I love spices. I have nearly 40 spice jars and numerous other bagged bulk spices that I don’t have matching jars for yet. Back before I started cooking more ethnic foods, my life was without spice beyond that of black pepper and granulated garlic.  It was a boring life. And then I met curry and my life changed forever, and then it changed again when I met masalas. And I could never go back. 

But before all that, every year at Christmas, I would get a small glimpse into what must be paradise for those who love spices. I loved (and still do) the crispy, peppery, little gingersnaps, and the pungent fruit cake laden with nuts dates and candied fruits. I could eat them both the whole holiday season long - for breakfast, lunch and dinner.

But there comes the sensible question each year when it we begin to bake our Christmas cookies - how many types of cookies should we make this year? And since I don’t actually have my own army, the answer should not be in the double digits although my initial list always begins there.  Then I have to whittle down the list to the must haves based on family vote and then I’m left inwardly skulking because the cookies I really want but definitely do not need get struck from the list. I don’t skulk for long because it is very difficult to skulk when your kitchen smells of butter, brown sugar and spices.

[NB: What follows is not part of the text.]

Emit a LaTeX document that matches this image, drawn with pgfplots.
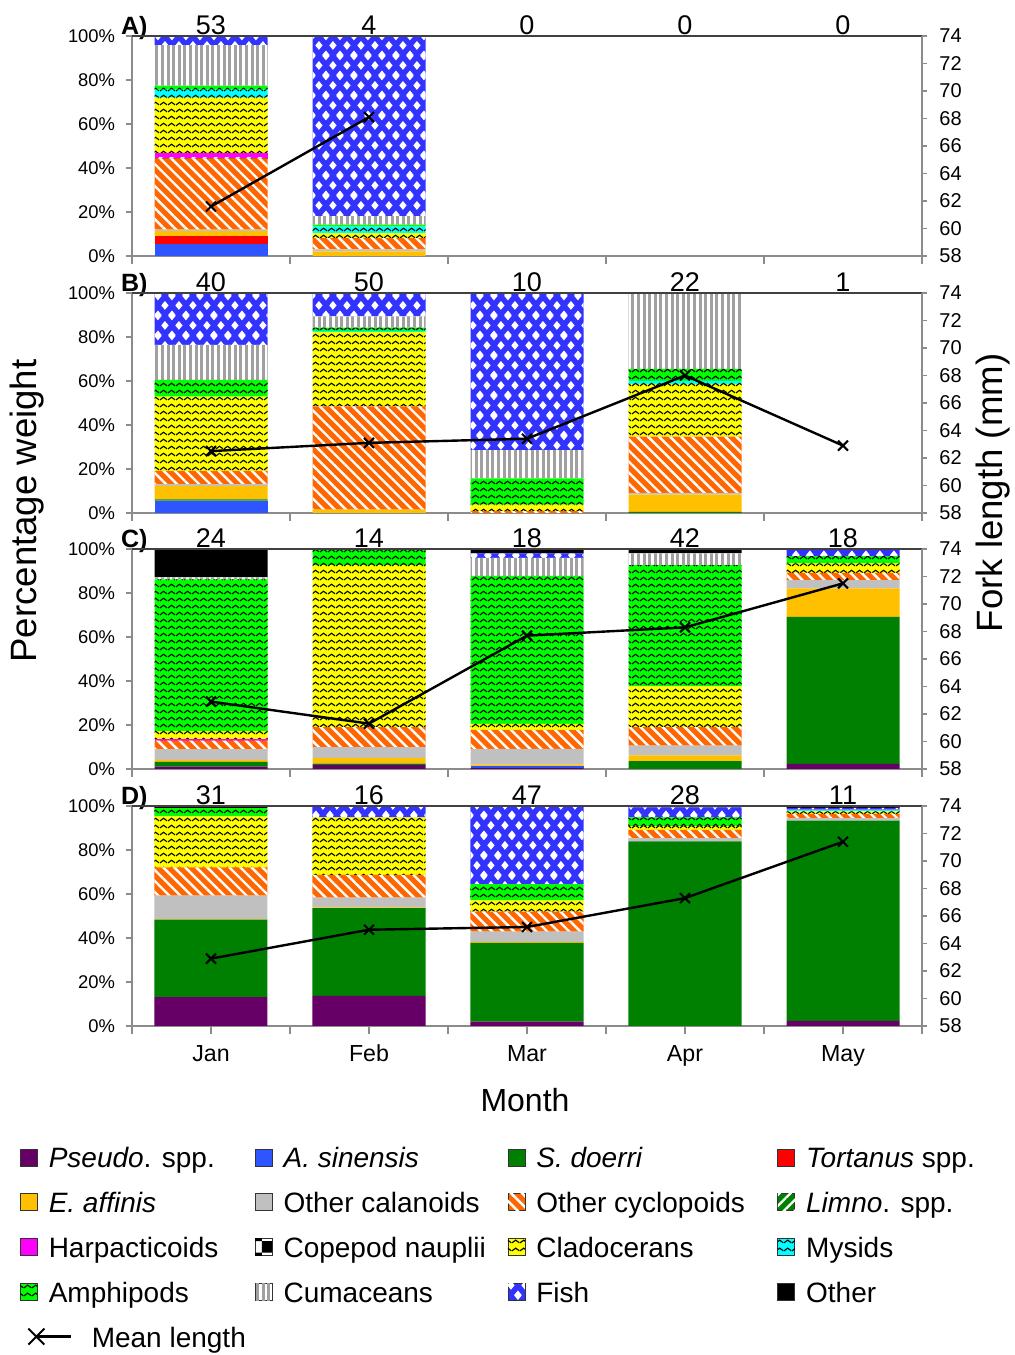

So this year I thought to myself, why not cheat?  I don’t cheat very often, but sometimes you have to and so I did. I smooshed two recipes together to make a singular spicy, fruitnutty cookie that is chewy and pairs perfectly with my morning coffee and my evening tea and isn’t bad at snacktime with a glass of milk either.

 








Molasses and Spice Fruitcake Cookies  (Printable Recipe)
Makes 6 dozen

  • 1 cup butter softened to room temperature
  • 1 cup dark brown sugar
  • 1 cup molasses
  • 1 teaspoon vanilla extract
  • 1 teaspoon rum extract
  • or ½ cup of spiced rum reduced to syrup on the stovetop
  • 1 cup chopped dates
  • 1 cup mixed candid fruit (with citron or without if you dislike it)
  • 1 cup chopped mixed nuts
  • 1 cup golden raisins

Sift together
  • 3 cups all purpose flour
  • 2 teaspoons baking powder
  • 1 teaspoon salt
  • ½ teaspoon cloves
  • ½ teaspoon ground black pepper (optional but so good!)
  • ½ teaspoon allspice
  • 2 teaspoons ginger
  • 2 teaspoons cinnamon

  • 1 cup candied cherries
Preheat your oven to 350oF. Blend sugar and butter for 4 minutes on medium with your electric mixer. Add the molasses and blend for another minute, then add the extracts and blend for another minute. Add the fruits and nuts and mix for another minute then add the sifted ingredients. Drop by teaspoonful on a baking sheet lined with parchment, top with a candied cherry or two and bake for 13-15 minutes. Remove to a cooling rack.